Two weeks after he was released, his colleague, Bishop Hike Hovepian Mayor, the man who had campaigned most loudly for Debb’s freedom, was found stabbed to death.

6 months later, Mehi Debbage himself was found murdered in a forest.

The killings were never officially solved.

Everyone in the Iranian Christian community understood who was responsible.

These names were known to us in the underground church, not as distant historical figures, but as recent predecessors, as people whose choices and whose deaths define the soil we were standing on.

We were not naive about what we had stepped into.

We were not innocent of the knowledge of what the regime had done and was capable of doing.

We chose to be in that circle anyway.

That is what I want people to understand.

The choice was made with open eyes.

By 2009, I had been part of the house church for 2 years and brother Yseph had begun to speak to me about growing in leadership.

I was not yet a pastor.

That would come later.

But I was someone the group was beginning to look to.

Someone who people came to with questions, someone who seemed to have a gift for sitting with people in the hard places and not flinching.

I do not say this with pride.

I say it because it is relevant to what happened next.

The year 2009 was already electric in Iran before our church was raided.

The presidential election in June of that year in which Mahmud Ahmad Nad was declared the winner over the reformist Mir Hussein Mosavi in a result that millions of Iranians believed was fraudulent had triggered the largest street protests the country had seen since 1979.

The green movement.

Millions of people in the streets dressed in green, chanting for their votes to be counted.

The regime’s response was what the regime’s response always was.

Violence, arrests, disappearances, a brutal grinding down of the resistance until the streets went quiet again.

But something had cracked in the relationship between the Iranian people and their government that year.

Something that would not fully heal.

It was in this atmosphere in the late summer of 2009 that our house church gathered on a Thursday evening in an apartment in the Narmmak district of Tehran.

12 of us were present.

We had been meeting in that particular location for about five weeks, which was longer than we usually stayed anywhere.

There had been difficulty finding alternative spaces, and we had allowed ourselves to stay in one place, perhaps one or two weeks longer than was wise.

I have replayed that evening many times in my mind over the years.

The meeting had been going for about an hour.

We were in the middle of prayer.

The lights in the apartment were at their normal evening level.

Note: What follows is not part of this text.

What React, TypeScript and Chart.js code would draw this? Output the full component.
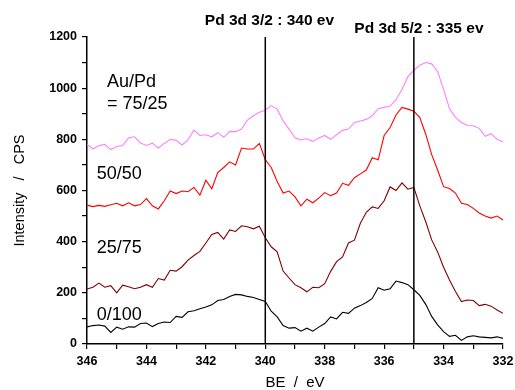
import React, { useEffect, useRef } from "react";
import { Chart, registerables } from "chart.js";

Chart.register(...registerables);

// Binding energy axis (eV), shared by all spectra
const BE = [
  346, 345.8, 345.6, 345.4, 345.2, 345, 344.8, 344.6, 344.4, 344.2,
  344, 343.8, 343.6, 343.4, 343.2, 343, 342.8, 342.6, 342.4, 342.2,
  342, 341.8, 341.6, 341.4, 341.2, 341, 340.8, 340.6, 340.4, 340.2,
  340, 339.8, 339.6, 339.4, 339.2, 339, 338.8, 338.6, 338.4, 338.2,
  338, 337.8, 337.6, 337.4, 337.2, 337, 336.8, 336.6, 336.4, 336.2,
  336, 335.8, 335.6, 335.4, 335.2, 335, 334.8, 334.6, 334.4, 334.2,
  334, 333.8, 333.6, 333.4, 333.2, 333, 332.8, 332.6, 332.4, 332.2,
  332,
];

// Intensity (CPS) for each Au/Pd composition
const PD100 = [
  67, 72, 74, 70, 45, 66, 58, 67, 66, 80,
  82, 68, 80, 86, 84, 108, 104, 126, 130, 138,
  145, 153, 170, 174, 186, 194, 192, 186, 182, 174,
  166, 128, 106, 72, 62, 64, 50, 62, 50, 66,
  80, 106, 98, 124, 120, 140, 150, 162, 178, 220,
  210, 216, 246, 240, 232, 212, 190, 155, 108, 75,
  48, 30, 34, 14, 28, 32, 28, 26, 24, 28,
  22,
];
const AU25 = [
  215, 222, 238, 222, 228, 200, 230, 224, 216, 222,
  232, 222, 256, 250, 288, 285, 302, 328, 346, 362,
  395, 428, 436, 410, 446, 440, 462, 458, 450, 460,
  415, 380, 360, 285, 258, 232, 220, 204, 222, 220,
  236, 284, 322, 340, 395, 406, 472, 515, 536, 530,
  560, 614, 600, 630, 605, 612, 540, 478, 407, 360,
  300, 250, 205, 166, 172, 170, 150, 155, 148, 133,
  120,
];
const AU50 = [
  543, 537, 542, 538, 544, 550, 540, 552, 540, 545,
  568, 540, 528, 560, 598, 588, 598, 595, 612, 582,
  640, 607, 670, 690, 712, 700, 766, 762, 762, 784,
  720, 690, 635, 590, 598, 575, 540, 566, 552, 570,
  592, 580, 590, 628, 620, 650, 665, 680, 728, 720,
  815, 846, 895, 925, 918, 910, 885, 820, 740, 680,
  615, 608, 590, 550, 545, 530, 512, 500, 492, 500,
  485,
];
const AU75 = [
  780, 763, 775, 780, 760, 772, 776, 806, 810, 786,
  776, 785, 766, 784, 800, 796, 778, 798, 836, 815,
  818, 810, 826, 808, 830, 830, 840, 875, 892, 906,
  914, 932, 918, 872, 840, 806, 798, 802, 792, 805,
  815, 800, 818, 835, 840, 866, 872, 878, 892, 920,
  925, 930, 955, 995, 1045, 1070, 1090, 1100, 1095, 1065,
  995, 920, 886, 866, 854, 853, 843, 812, 822, 800,
  790,
];

// Reference peak positions (eV)
const PEAKS = [340, 335];

const FONT = "'Liberation Sans', Arial, Helvetica, sans-serif";

const SERIES_LABELS = [
  { text: "Au/Pd", x: 345.33, y: 1004 },
  { text: "= 75/25", x: 345.33, y: 918 },
  { text: "50/50", x: 345.67, y: 644 },
  { text: "25/75", x: 345.67, y: 355 },
  { text: "0/100", x: 345.67, y: 94 },
];
const PEAK_LABELS = [
  { text: "Pd 3d 3/2 : 340 ev", x: 339.86, y: 1245 },
  { text: "Pd 3d 5/2 : 335 ev", x: 334.83, y: 1216 },
];

const textPlugin = {
  id: "textLabels",
  afterDatasetsDraw(chart: any) {
    const { ctx, scales } = chart;
    const xs = scales.x;
    const ys = scales.y;
    ctx.save();
    ctx.fillStyle = "#000";
    ctx.textBaseline = "alphabetic";
    ctx.font = `18px ${FONT}`;
    ctx.textAlign = "left";
    SERIES_LABELS.forEach((l) => {
      ctx.fillText(l.text, xs.getPixelForValue(l.x), ys.getPixelForValue(l.y));
    });
    ctx.font = `bold 15.5px ${FONT}`;
    ctx.textAlign = "center";
    PEAK_LABELS.forEach((l) => {
      ctx.fillText(l.text, xs.getPixelForValue(l.x), ys.getPixelForValue(l.y));
    });
    ctx.restore();
  },
};

function series(vals: number[]) {
  return BE.map((x, i) => ({ x, y: vals[i] }));
}

export default function App() {
  const ref = useRef<HTMLCanvasElement | null>(null);

  useEffect(() => {
    if (!ref.current) return;
    const lineStyle = (color: string, order: number) => ({
      borderColor: color,
      backgroundColor: color,
      borderWidth: 1.1,
      pointRadius: 0,
      tension: 0,
      fill: false,
      order,
    });
    const datasets: any[] = [
      { label: "75/25", data: series(AU75), ...lineStyle("#ff80ff", 5) },
      { label: "50/50", data: series(AU50), ...lineStyle("#ff0000", 4) },
      { label: "25/75", data: series(AU25), ...lineStyle("#800000", 3) },
      { label: "0/100", data: series(PD100), ...lineStyle("#000000", 2) },
    ];
    PEAKS.forEach((p) => {
      datasets.push({
        label: `peak ${p}`,
        data: [
          { x: p, y: 0 },
          { x: p, y: 1200 },
        ],
        borderColor: "#000",
        borderWidth: 1.5,
        pointRadius: 0,
        fill: false,
        order: 1,
      });
    });

    const chart = new Chart(ref.current, {
      type: "line",
      data: { datasets },
      options: {
        responsive: false,
        animation: false,
        devicePixelRatio: 1,
        layout: { padding: { top: 37, right: 12, left: 0, bottom: 0 } },
        plugins: {
          legend: { display: false },
          tooltip: { enabled: false },
        },
        scales: {
          x: {
            type: "linear",
            reverse: true,
            min: 332,
            max: 346,
            afterFit: (s: any) => {
              s.height = 46;
              s.paddingLeft = 0;
              s.paddingRight = 0;
            },
            ticks: {
              stepSize: 1,
              autoSkip: false,
              maxRotation: 0,
              padding: 5,
              color: "#000",
              font: { family: FONT, size: 12.5, weight: "bold" },
              callback: (v: any) => (Number(v) % 2 === 0 ? String(v) : ""),
            },
            grid: {
              drawOnChartArea: false,
              drawTicks: true,
              tickLength: 5,
              color: "#000",
              lineWidth: 1.2,
            },
            border: { display: true, color: "#000", width: 1.5 },
            title: {
              display: true,
              text: "BE  /  eV",
              color: "#000",
              font: { family: FONT, size: 15, lineHeight: 1 },
              padding: { top: 0, bottom: 0 },
            },
          },
          y: {
            min: 0,
            max: 1200,
            afterFit: (s: any) => {
              s.width = 87;
              s.paddingTop = 0;
              s.paddingBottom = 0;
            },
            ticks: {
              stepSize: 100,
              autoSkip: false,
              padding: 5,
              color: "#000",
              font: { family: FONT, size: 12.5, weight: "bold" },
              callback: (v: any) => (Number(v) % 200 === 0 ? String(v) : ""),
            },
            grid: {
              drawOnChartArea: false,
              drawTicks: true,
              tickLength: 5,
              color: "#000",
              lineWidth: 1.2,
            },
            border: { display: true, color: "#000", width: 1.5 },
            title: {
              display: true,
              text: "Intensity   /   CPS",
              color: "#000",
              font: { family: FONT, size: 14.5, lineHeight: 1 },
              padding: { top: 13, bottom: 0 },
            },
          },
        },
      } as any,
      plugins: [textPlugin],
    });
    return () => chart.destroy();
  }, []);

  return (
    <div style={{ position: "fixed", left: 0, top: 0, width: 515, height: 390, background: "#fff" }}>
      <canvas ref={ref} width={515} height={390} style={{ display: "block" }} />
    </div>
  );
}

Someone was praying out loud.

I no longer remember who.

And the room had that quality of gathered quiet that I described earlier, that particular fullness that comes when people are genuinely present with God together.

Then the door came in.

It did not knock.

It did not ring.

The door came in.

Four men in plain clothes, which was how the intelligence agents always operated.

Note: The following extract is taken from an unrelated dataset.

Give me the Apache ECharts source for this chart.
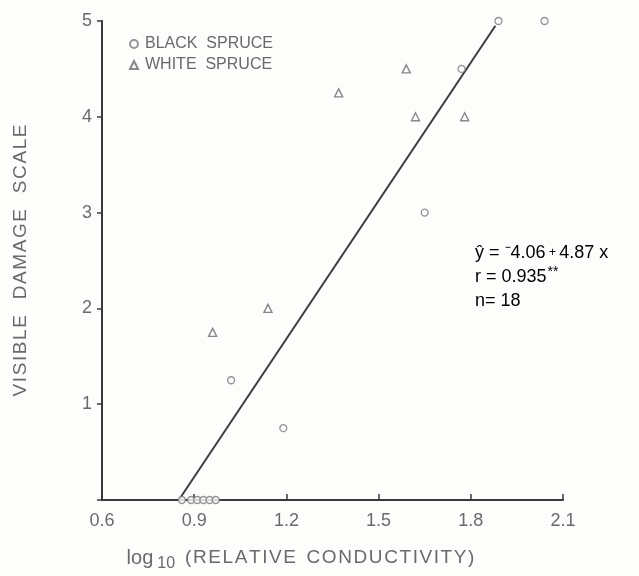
<!DOCTYPE html>
<html>
<head>
<meta charset="utf-8">
<script src="https://cdn.jsdelivr.net/npm/echarts@6/dist/echarts.min.js"></script>
<style>
  html, body { margin: 0; padding: 0; background: #fdfdfc; }
  #chart { width: 639px; height: 576px; }
</style>
</head>
<body>
<div id="chart"></div>
<script>
// Black spruce samples: log10 relative conductivity vs. visible damage
const blackSpruceX = [0.86, 0.89, 0.91, 0.93, 0.95, 0.97, 1.02, 1.19, 1.65, 1.77, 1.89, 2.04];
const blackSpruceY = [0, 0, 0, 0, 0, 0, 1.25, 0.75, 3, 4.5, 5, 5];

// White spruce samples
const whiteSpruceX = [0.96, 1.14, 1.37, 1.59, 1.62, 1.78];
const whiteSpruceY = [1.75, 2, 4.25, 4.5, 4, 4];

// Fitted regression line end points
const fitX = [0.85, 1.88];
const fitY = [0, 4.95];

// Axis ranges
const xRange = [0.6, 2.1, 0.3];
const yRange = [0, 5, 1];

const pairs = (xs, ys) => xs.map((x, i) => [x, ys[i]]);
// widen lettering with hair spaces between the letters of each word
const spaced = (s, gap) => s.split(' ').map(w => w.split('').join('\u200A')).join(gap);

const FONT = 'Liberation Sans';
const TXT = '#6a6a6a';

const chart = echarts.init(document.getElementById('chart'));
chart.setOption({
  animation: false,
  backgroundColor: '#fdfdfc',
  textStyle: { fontFamily: FONT, color: TXT },
  grid: { left: 102, right: 76, top: 21, bottom: 76, outerBoundsMode: 'none' },
  legend: {
    orient: 'vertical',
    left: 124,
    top: 31,
    itemGap: 5,
    itemWidth: 8,
    itemHeight: 8,
    data: ['BLACK  SPRUCE', 'WHITE  SPRUCE'],
    textStyle: { fontFamily: FONT, fontSize: 16, color: TXT, padding: [0, 0, 0, 2] }
  },
  xAxis: {
    type: 'value',
    min: xRange[0], max: xRange[1], interval: xRange[2],
    splitLine: { show: false },
    axisLine: { lineStyle: { color: '#3a3a3a', width: 2 } },
    axisTick: { inside: true, length: 6, lineStyle: { color: '#3a3a3a', width: 1.5 } },
    axisLabel: {
      margin: 12, fontSize: 18, color: TXT, fontFamily: FONT,
      formatter: v => v.toFixed(1)
    },
    name: '{lg|log}{sub|10}{a|' + spaced('(RELATIVE CONDUCTIVITY)', '  ') + '}',
    nameLocation: 'middle',
    nameGap: 44,
    nameTextStyle: {
      padding: [0, 64, 0, 0],
      rich: {
        lg: { fontSize: 20, color: TXT, fontFamily: FONT },
        a: { fontSize: 19, color: TXT, fontFamily: FONT, padding: [0, 0, 0, 10] },
        sub: { fontSize: 16, color: TXT, fontFamily: FONT, padding: [12, 0, 0, 4] }
      }
    }
  },
  yAxis: {
    type: 'value',
    min: yRange[0], max: yRange[1], interval: yRange[2],
    splitLine: { show: false },
    axisLine: { lineStyle: { color: '#3a3a3a', width: 2 } },
    axisTick: { length: 5, lineStyle: { color: '#3a3a3a', width: 1.5 } },
    axisLabel: {
      margin: 10, fontSize: 18, color: TXT, fontFamily: FONT,
      formatter: v => (v === 0 ? '' : String(v))
    },
    name: spaced('VISIBLE DAMAGE SCALE', '   '),
    nameLocation: 'middle',
    nameGap: 72,
    nameTextStyle: { fontSize: 19, color: TXT, fontFamily: FONT }
  },
  graphic: [{
    type: 'text',
    left: 475,
    top: 244,
    style: {
      text: [
        '{t|ŷ = ⁻4.06}{p| + }{t|4.87 x}',
        '{t|r = 0.935}{s|**}',
        '{t|n= 18}'
      ].join('\n'),
      rich: {
        t: { fontSize: 18, color: TXT, fontFamily: FONT, lineHeight: 24 },
        p: { fontSize: 12, color: TXT, fontFamily: FONT, lineHeight: 24 },
        s: { fontSize: 14, color: TXT, fontFamily: FONT, padding: [0, 0, 10, 1] }
      }
    }
  }],
  series: [
    {
      name: 'fit',
      type: 'line',
      data: pairs(fitX, fitY),
      showSymbol: false,
      silent: true,
      lineStyle: { color: '#3c3c3c', width: 2 },
      z: 1
    },
    {
      name: 'BLACK  SPRUCE',
      type: 'scatter',
      data: pairs(blackSpruceX, blackSpruceY),
      symbol: 'circle',
      symbolSize: 7,
      clip: false,
      itemStyle: { color: '#fdfdfc', borderColor: '#7a7a7a', borderWidth: 1.3 },
      z: 3
    },
    {
      name: 'WHITE  SPRUCE',
      type: 'scatter',
      data: pairs(whiteSpruceX, whiteSpruceY),
      symbol: 'triangle',
      symbolSize: 8,
      clip: false,
      itemStyle: { color: '#fdfdfc', borderColor: '#6a6a6a', borderWidth: 1.4 },
      z: 3
    }
  ]
});
</script>
</body>
</html>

They did not wear uniforms because the absence of uniforms created a particular kind of terror, a confusion about who exactly these people were and by what exact authority they were entering your space.

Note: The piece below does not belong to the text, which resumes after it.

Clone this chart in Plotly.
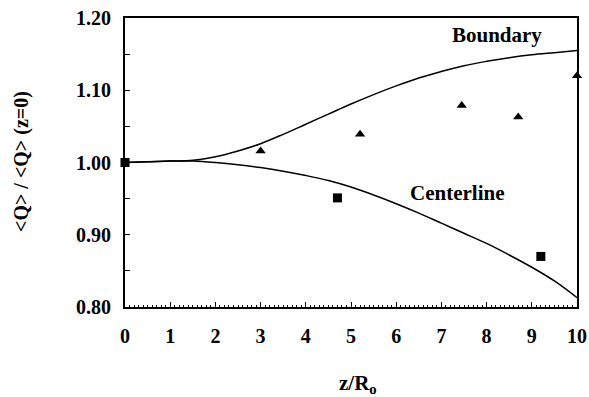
import plotly.graph_objects as go

# Curves (model)
z_curve = [0, 0.5, 1, 1.5, 2, 2.5, 3, 3.5, 4, 4.5, 5, 5.5, 6, 6.5, 7, 7.5, 8, 8.5, 9, 9.5, 10]
boundary_curve = [1.000, 1.001, 1.002, 1.003, 1.008, 1.016, 1.026, 1.039, 1.053, 1.067, 1.081,
                  1.094, 1.106, 1.117, 1.126, 1.134, 1.140, 1.145, 1.149, 1.152, 1.155]
centerline_curve = [1.000, 1.001, 1.002, 1.002, 1.000, 0.997, 0.993, 0.988, 0.982, 0.975, 0.966,
                    0.955, 0.943, 0.930, 0.916, 0.902, 0.888, 0.872, 0.855, 0.836, 0.813]

# Measured points
z_boundary_pts = [3.0, 5.2, 7.45, 8.7, 10.0]
q_boundary_pts = [1.016, 1.039, 1.079, 1.063, 1.120]
z_center_pts = [0.0, 4.7, 9.2]
q_center_pts = [1.000, 0.951, 0.870]

# Axis ticks
y_tickvals = [0.80, 0.90, 1.00, 1.10, 1.20]
y_ticktext = ["0.80", "0.90", "1.00", "1.10", "1.20"]
x_tickvals = list(range(0, 11))
x_ticktext = [str(v) for v in x_tickvals]

FONT = "Liberation Serif"

fig = go.Figure()
fig.add_trace(go.Scatter(x=z_curve, y=boundary_curve, mode="lines",
                         line=dict(color="black", width=1.5, shape="spline"), showlegend=False))
fig.add_trace(go.Scatter(x=z_curve, y=centerline_curve, mode="lines",
                         line=dict(color="black", width=1.5, shape="spline"), showlegend=False))
fig.add_trace(go.Scatter(x=z_boundary_pts, y=q_boundary_pts, mode="markers",
                         marker=dict(symbol="triangle-up", size=9, color="black"),
                         cliponaxis=False, showlegend=False))
fig.add_trace(go.Scatter(x=z_center_pts, y=q_center_pts, mode="markers",
                         marker=dict(symbol="square", size=9, color="black"),
                         cliponaxis=False, showlegend=False))

# plot area in pixels: x 125..577, y 18..307
PL, PR, PT, PB = 125, 577, 18, 307
def px(xp):
    return (xp - PL) / (PR - PL)
def py(yp):
    return (PB - yp) / (PB - PT)

fig.update_layout(
    width=589, height=397,
    margin=dict(l=PL, r=589 - PR, t=PT, b=397 - PB),
    paper_bgcolor="white", plot_bgcolor="white",
    font=dict(family=FONT, size=20, color="black"),
    xaxis=dict(range=[0, 10], tickvals=x_tickvals, ticktext=x_ticktext,
               ticks="inside", ticklen=5, tickwidth=1, tickcolor="black",
               minor=dict(dtick=0.1, ticks="inside", ticklen=2, tickwidth=1, tickcolor="black"),
               showline=True, linecolor="black", linewidth=2, mirror=True,
               showgrid=False, zeroline=False, automargin=False,
               tickfont=dict(family=FONT, size=20, color="black", weight="bold"),
               ticklabelstandoff=10),
    yaxis=dict(range=[0.80, 1.20], tickvals=y_tickvals, ticktext=y_ticktext,
               ticks="inside", ticklen=5, tickwidth=1, tickcolor="black",
               minor=dict(dtick=0.05, tick0=0.8, ticks="inside", ticklen=5, tickwidth=1, tickcolor="black"),
               showline=True, linecolor="black", linewidth=2, mirror=True,
               showgrid=False, zeroline=False, automargin=False,
               tickfont=dict(family=FONT, size=20, color="black", weight="bold"),
               ticklabelstandoff=8),
    annotations=[
        dict(x=8.24, y=1.1765, xref="x", yref="y", text="<b>Boundary</b>", showarrow=False,
             font=dict(family=FONT, size=21, color="black")),
        dict(x=7.35, y=0.958, xref="x", yref="y", text="<b>Centerline</b>", showarrow=False,
             font=dict(family=FONT, size=21, color="black")),
        dict(x=px(358), y=py(384), xref="paper", yref="paper",
             xanchor="center", yanchor="middle",
             text="<b>z/R<sub>o</sub></b>", showarrow=False,
             font=dict(family=FONT, size=21, color="black")),
        dict(x=px(21), y=py(162), xref="paper", yref="paper",
             xanchor="center", yanchor="middle",
             text="<b>&lt;Q&gt; / &lt;Q&gt; (z=0)</b>", showarrow=False, textangle=-90,
             font=dict(family=FONT, size=20, color="black")),
    ],
)

fig.write_html("out.html")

They were followed by two more men.

The room erupted into movement and noise for about 30 seconds and then went very still as everyone understood simultaneously that there was nothing productive that movement could accomplish.

I am not going to describe the physical details of what happened in that apartment at length because some of the people who were in that room are still in Iran and the specific details of that night could still be dangerous to them.

What I will tell you is that everyone present was taken.

We were transported separately.

I did not know for the first several days where any of the others were or what was happening to them.

I was taken to a facility I believe was connected to Evan Prison’s intelligence ward, though I was blindfolded during transport and cannot be certain of the location.

I was placed in a small room.

The interrogations began the following morning and continued over a period of 11 days.

The man who conducted most of my interrogations was calm.

I remembered the calmness more than anything else about him.

He was not cruel in an obvious way.

He did not shout.

He spoke to me in a measured, reasonable tone, as though we were colleagues working through a professional problem together.

And that reasonleness was more disturbing than rage would have been.

He wanted names.

He wanted locations.

He wanted me to describe the network of house churches I was connected to and the people who led them.

I told him I did not know what he was talking about.

He smiled at this very slightly and said he understood and we would continue to talk until I remembered.

There was a piece of paper placed in front of me at one of the sessions.

A printed document.

I was told to read it and then sign it.

It stated that I had been deceived by foreign missionaries working on behalf of Zionist and Western powers to destabilize Iran, that I renounced any association with Christian organizations, and that I affirmed my return to Islam.

I read it carefully.

I pushed it back across the table.

The man on the other side looked at me for a long moment and then folded the document and put it away.

He told me that my family would be approached.

He told me my children’s school enrollment could be affected by my choices in this room.

He said these things quietly the way you state a fact of geography.

And then he left me alone in the room.

I want to be honest.

I was frightened.

I am not going to perform bravery for you in this telling.

I was a man in a room I could not leave.

In a country where people disappeared with two small children whose faces I could not stop seeing every time I closed my eyes.

I was frightened.

But underneath the fear, and I can only explain this as something that was not originating from inside me, was a steadiness, a settled quality that I had no natural right to under those circumstances.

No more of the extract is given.